Because he liked her .
The thought struck him with startling clarity.
Of course he liked her. How had he ever missed it?
And now…
Raising his head, he stared again at the closed doors between the waiting room and the hospital ward – the doors behind which Tsukino Usagi was either living or dying.
As if answering his thoughts, the doors swung open and a nurse in bloodstained pink scrubs emerged.
Rising to his feet, throat dry, he stumbled over his question – “Is she-?”

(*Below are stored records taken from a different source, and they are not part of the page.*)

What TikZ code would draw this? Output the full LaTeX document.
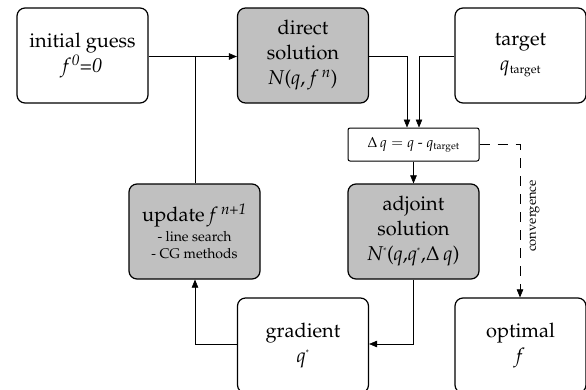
\documentclass[tikz,border=0pt]{standalone}
\usepackage[T1]{fontenc}
\usepackage{mathpazo}
\usetikzlibrary{arrows.meta}
\definecolor{boxgray}{RGB}{192,192,192}
\newcommand{\smst}{\textsuperscript{\fontsize{8}{8}\selectfont *}}
\begin{document}
\begin{tikzpicture}[x=1pt,y=1pt,
  box/.style={draw, line width=1.2pt, rounded corners=8pt, minimum width=131pt, minimum height=95pt, align=center, inner sep=0pt, fill=white, font=\fontsize{20}{25}\selectfont},
  gbox/.style={box, fill=boxgray},
  dqbox/.style={draw, line width=1pt, rounded corners=2pt, minimum width=131pt, minimum height=33pt, inner sep=0pt, fill=white, font=\fontsize{14.5}{17}\selectfont},
  conn/.style={line width=0.6pt, -{Triangle[length=8pt,width=6.5pt]}},
  plain/.style={line width=0.6pt}]
\useasboundingbox (0,0) rectangle (586,-389);
\node[box] (init) at (82.5,-55.5) {initial guess\\ \textit{f\,\textsuperscript{0}=0}};
\node[gbox] (direct) at (303,-55.5) {direct\\ solution\\ \textit{N}(\textit{q}, \textit{f\,\textsuperscript{\,n}})};
\node[box] (target) at (520.5,-55.5) {target\\ $q_{\mbox{\fontsize{12}{14}\selectfont target}}$};
\node[dqbox] (dq) at (413.5,-144.5) {$\Delta\, q = q$ - $q_{\mbox{\fontsize{10}{12}\selectfont target}}$};
\node[gbox] (adj) at (413.5,-231.5) {adjoint\\ solution\\ \textit{N}\smst(\textit{q},\textit{q}\smst,$\Delta\,q$)};
\node[gbox] (upd) at (194.5,-231.5) {update \textit{f\,\textsuperscript{\,n+1}}\\[-5pt]
  {\fontsize{14}{16}\selectfont - line search}\\[-8pt] {\fontsize{14}{16}\selectfont - CG methods}};
\node[box] (grad) at (303,-345.5) {gradient\\ \textit{q}\smst};
\node[box] (opt) at (520.5,-345.5) {optimal\\ \textit{f}};
\coordinate (jn) at (195,-56.5);
\draw[conn] (init.east |- jn) -- (direct.west |- jn);
\draw[plain] (upd.north -| jn) -- (jn);
\draw[conn] (direct.east |- jn) -| ([xshift=-6.5pt]dq.north);
\draw[conn] (target.west |- jn) -| ([xshift=5.5pt]dq.north);
\draw[conn] (dq.south) -- (adj.north);
\draw[conn, dash pattern=on 10pt off 8pt] (dq.east) -| ([xshift=-0.5pt]opt.north);
\node[rotate=90, font=\fontsize{13}{15}\selectfont, anchor=north] (conv) at (526,-216) {convergence};
\coordinate (gy) at (0,-344);
\draw[conn] (adj.south) |- (grad.east |- gy);
\draw[conn] (grad.west |- gy) -| (upd.south -| jn);
\end{tikzpicture}
\end{document}
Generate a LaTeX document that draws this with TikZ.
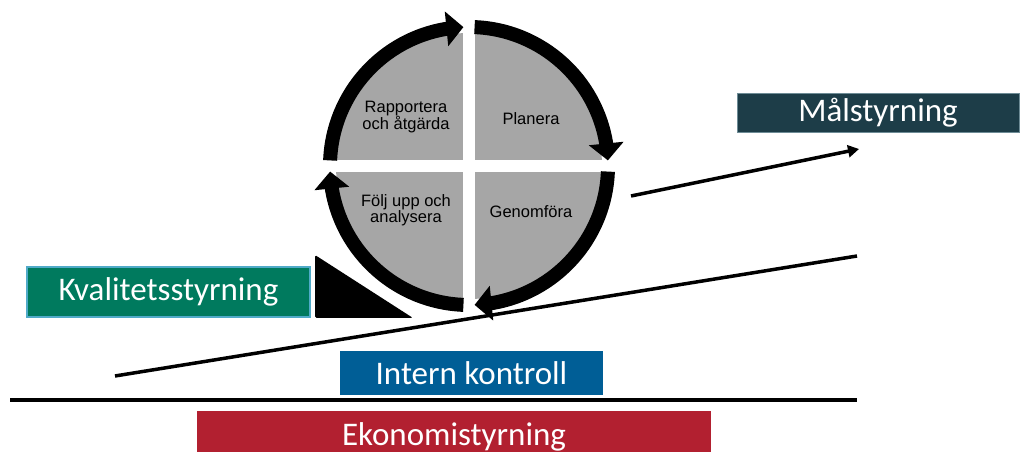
\documentclass[tikz,border=0pt]{standalone}
\usepackage{fontspec}
\setmainfont{Liberation Sans}
\newfontfamily\calibri{Carlito}
\usetikzlibrary{arrows.meta,bending}

\definecolor{kvalgreen}{RGB}{0,122,94}
\definecolor{kvalrand}{RGB}{80,170,200}
\definecolor{internblue}{RGB}{0,94,150}
\definecolor{ekonred}{RGB}{178,32,48}
\definecolor{malteal}{RGB}{29,61,72}
\definecolor{malrand}{RGB}{110,140,150}
\definecolor{hjulgray}{RGB}{166,166,166}

\tikzset{
	fas/.style={align=center, inner sep=0pt, font=\fontsize{16.5}{16}\selectfont},
	band/.style={fill=#1, text=white, inner sep=0pt, font=\calibri\fontsize{33}{36}\selectfont},
	ring/.style={line width=14pt, -{Triangle[length=17pt,width=34pt]}},
	linje/.style={line width=3.5pt},
}

\begin{document}
\begin{tikzpicture}[x=1pt,y=1pt]
	\useasboundingbox (0,0) rectangle (1022,452);
	% The wheel
	\begin{scope}[shift={(469,286)}]
		\coordinate (hjul) at (0,0);
		\fill[hjulgray] (hjul) circle (133);
		\draw[white, line width=12pt] (-136,0) -- (136,0);
		\draw[white, line width=12pt] (0,-136) -- (0,136);
		\foreach \s in {177.7, 87.7, -2.3, -92.3}{
			\draw[ring] (\s:139) arc[start angle=\s, end angle={\s-85.4}, radius=139];
		}
	\end{scope}
	\path (406,335) node (rapp) [fas] {Rapportera\\och åtgärda};
	\path (531,333) node (plan) [fas] {Planera};
	\path (406,242) node (folj) [fas] {Följ upp och\\analysera};
	\path (531,240) node (genom) [fas] {Genomföra};
	% Wedge under the wheel
	\fill[rounded corners=1.5pt] (315,197) -- (315,134) -- (413,134) -- cycle;
	% Ground and slope
	\coordinate (grund-v) at (10,52);
	\coordinate (grund-h) at (857,52);
	\coordinate (ramp-v) at (115,76);
	\coordinate (ramp-h) at (857,196);
	\coordinate (mal-fran) at (631,256);
	\coordinate (mal-till) at (859,303);
	\draw[linje, line width=4pt] (grund-v) -- (grund-h);
	\draw[linje] (ramp-v) -- (ramp-h);
	\draw[linje, -{Triangle[length=11pt,width=12pt]}] (mal-fran) -- (mal-till);
	% Labels
	\path (168.5,160) node (kval) [band=kvalgreen, draw=kvalrand, line width=1.2pt, minimum width=283, minimum height=50] {Kvalitetsstyrning};
	\path (471.5,79) node (intern) [band=internblue, minimum width=263, minimum height=44] {Intern kontroll};
	\path (454,15.5) node (ekon) [band=ekonred, minimum width=514, minimum height=51] {Ekonomistyrning};
	\path (878,339.5) node (mal) [band=malteal, draw=malrand, line width=0.8pt, minimum width=282, minimum height=39] {Målstyrning};
\end{tikzpicture}
\end{document}
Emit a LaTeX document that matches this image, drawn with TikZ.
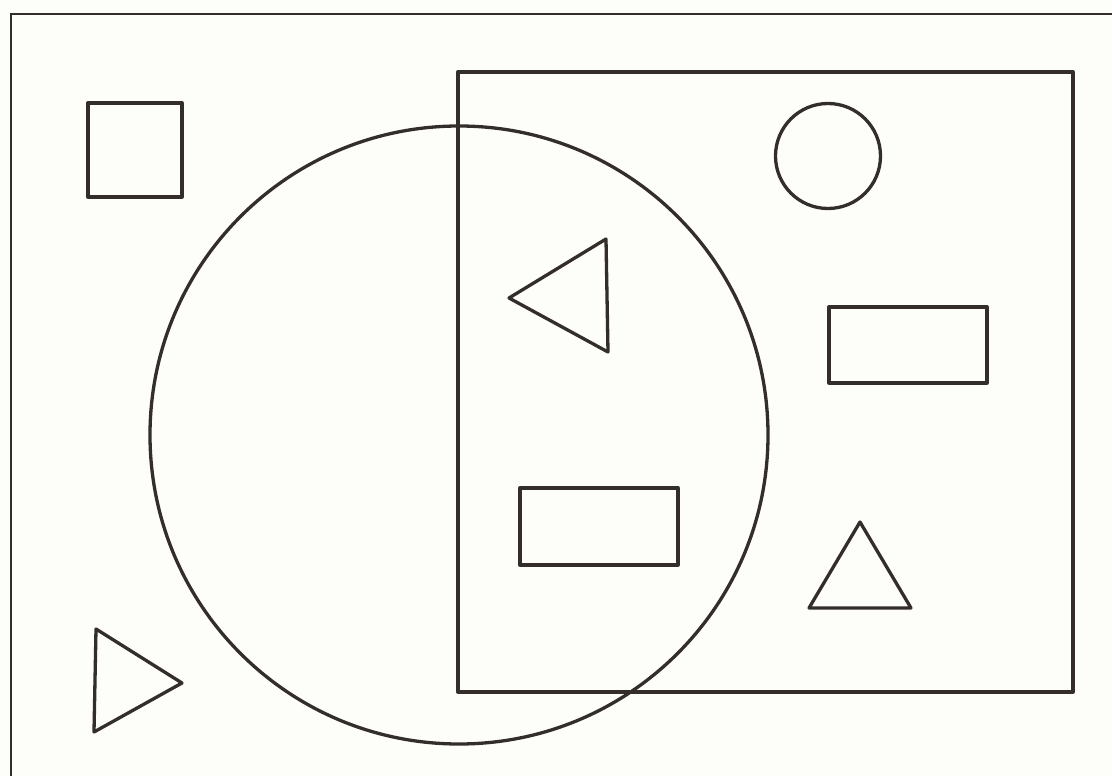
\documentclass[tikz,border=0pt]{standalone}
\definecolor{ink}{RGB}{52,46,42}
\definecolor{paper}{RGB}{253,253,250}
\begin{document}
\begin{tikzpicture}[x=1pt,y=-1pt,shape line/.style={draw=ink,line width=3.3pt,line join=round}]
\fill[paper] (0,0) rectangle (1112,776);
\useasboundingbox (0,0) rectangle (1112,776);
\begin{scope}
\clip (0,0) rectangle (1112,776);
% outer frame (cut off at right and bottom)
\draw[draw=ink,line width=2.4pt] (11,800) -- (11,14) -- (1130,14);
\end{scope}
% square
\draw[shape line] (88,103) rectangle (182,197);
% big circle
\draw[shape line] (459,435) circle[radius=309];
% big rectangle
\draw[shape line] (458,72) rectangle (1073,692);
% small circle
\draw[shape line] (828,156) circle[radius=52.5];
% left-pointing triangle
\draw[shape line] (509,298) -- (606,239) -- (608,352) -- cycle;
% rectangles
\draw[shape line] (829,307) rectangle (987,383);
\draw[shape line] (520,488) rectangle (678,565);
% upward triangle
\draw[shape line] (860,522) -- (911,608) -- (809,608) -- cycle;
% right-pointing triangle
\draw[shape line] (96,629) -- (182,683) -- (94,732) -- cycle;
\end{tikzpicture}
\end{document}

Through the roaring in his ears, he heard the nurse’s explanations – she was stable. She needed to stay overnight, but she would make a full recovery. She was awake and eating something now to help stabilize her blood sugar – did he want to come back and see her?
Shaking his head, he fell trembling back into the hard plastic seat.
She was awake and eating. She would be okay. He wasn’t going to lose her now that he’d just finally realized what she meant to him.
Secure in that knowledge, he finally had room to think about other things.
Like the fact that Usagi liked someone.
That Usagi liked someone who, from the various details she’d let slip in her delirium, sounded an awful – an awful – lot like him.
And she would never say anything about it because she thought he hated her.
Nothing could be further from the truth.